NATO state raises interest rates to 40%
Türkiye’s central bank hiked its key interest rate to 40% on Thursday in an effort to tackle soaring inflation.
The rise by another 500 basis points from the previous 35% is double the increase that economists expected. The projection was for an increase of 250 basis points.
The move was seen by the market as a continuation of the central bank’s attempts to tame surging inflation and prop up a falling Turkish lira. Inflation in the country came in at a massive 61% in October.
“Really impressive move by the CBRT (Central Bank of the Republic of Türkiye) – probing their orthodoxy and getting well ahead of expectations,” said Timothy Ash, emerging markets strategist at BlueBay Asset Management.

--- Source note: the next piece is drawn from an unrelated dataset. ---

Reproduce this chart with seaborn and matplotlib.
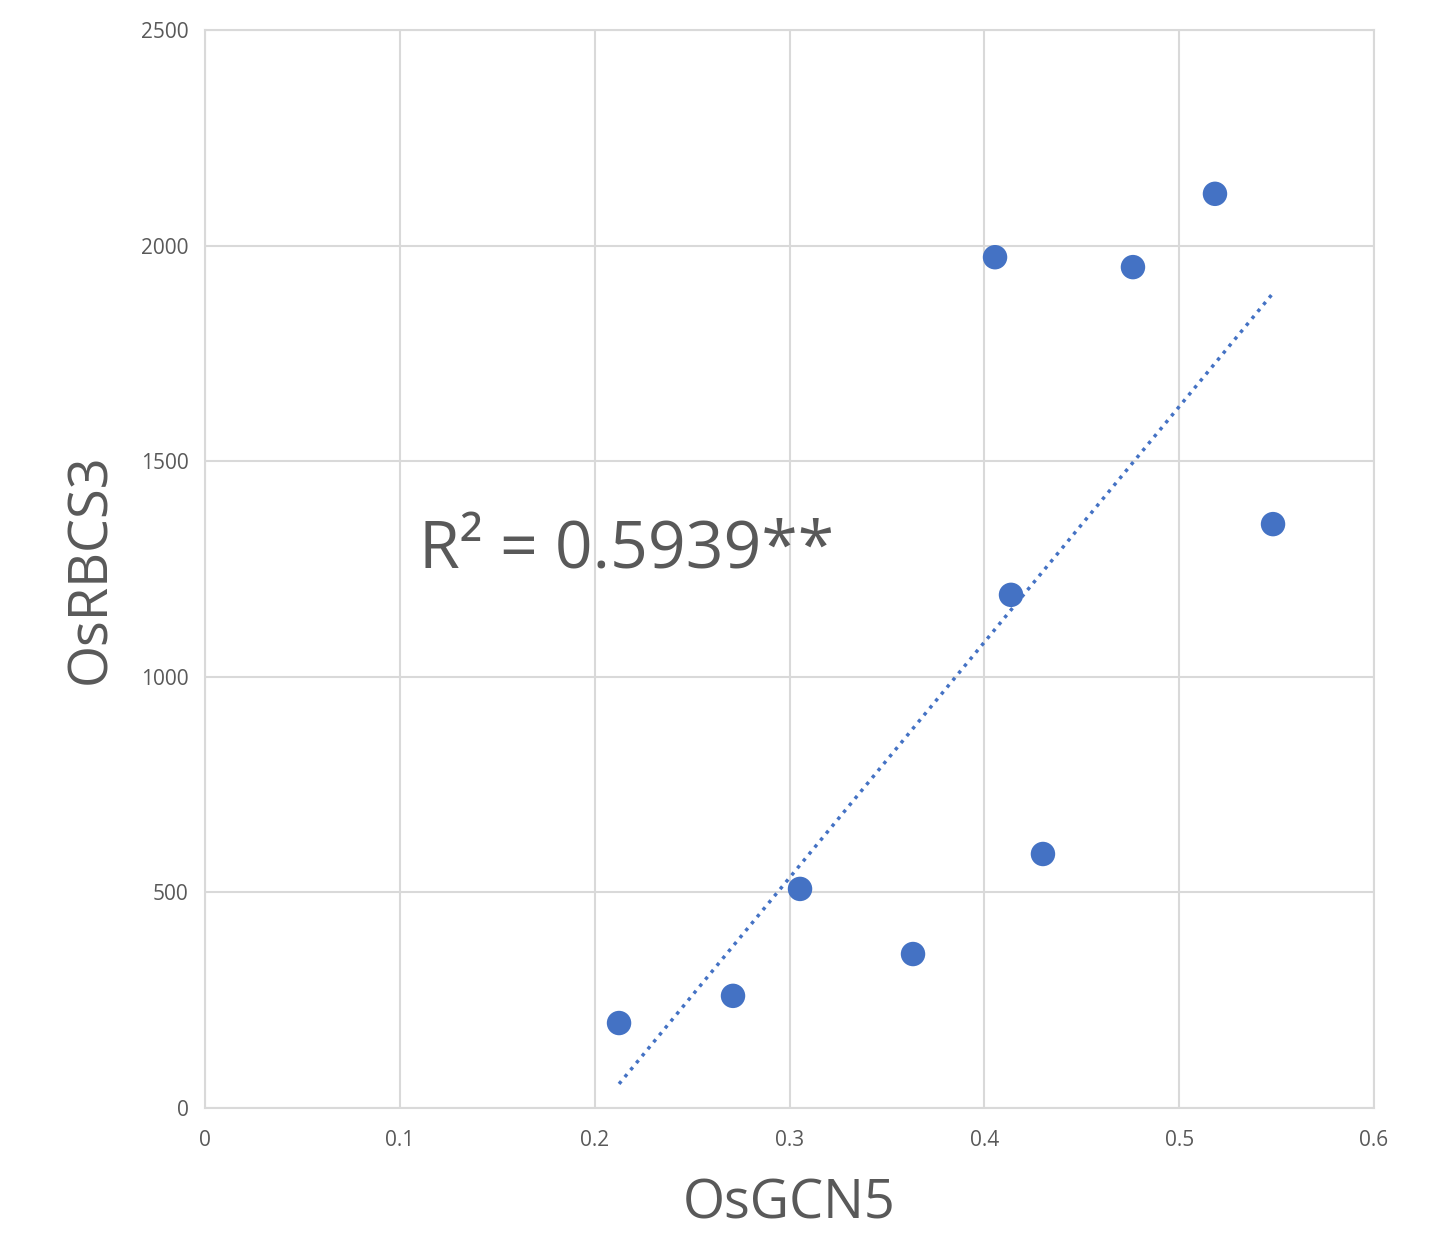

“These guys and girls are serious about fighting inflation,” he added. “We need to give them credit for that.”
The central bank, under its new chief Hafize Gaye Erkan, a former Wall Street banker, has been ratcheting up interest rates in a series of increases from 8.5% to the current 40% in a bid to lift the cost of borrowing and slow down price rises.
“The pace of monetary tightening will slow down and the tightening cycle will be completed in a short period of time,” the regulator said, adding that interest rates would stay at a high level for “as long as needed to ensure sustained price stability.”
The decision, which has been painful for Turks, comes as the country seeks to turn around several years of skyrocketing inflation and a dramatically weakened currency, largely resulting from the government’s stubbornly loose monetary policy.
The lira has lost more than 80% of its value against the US dollar over the last five years.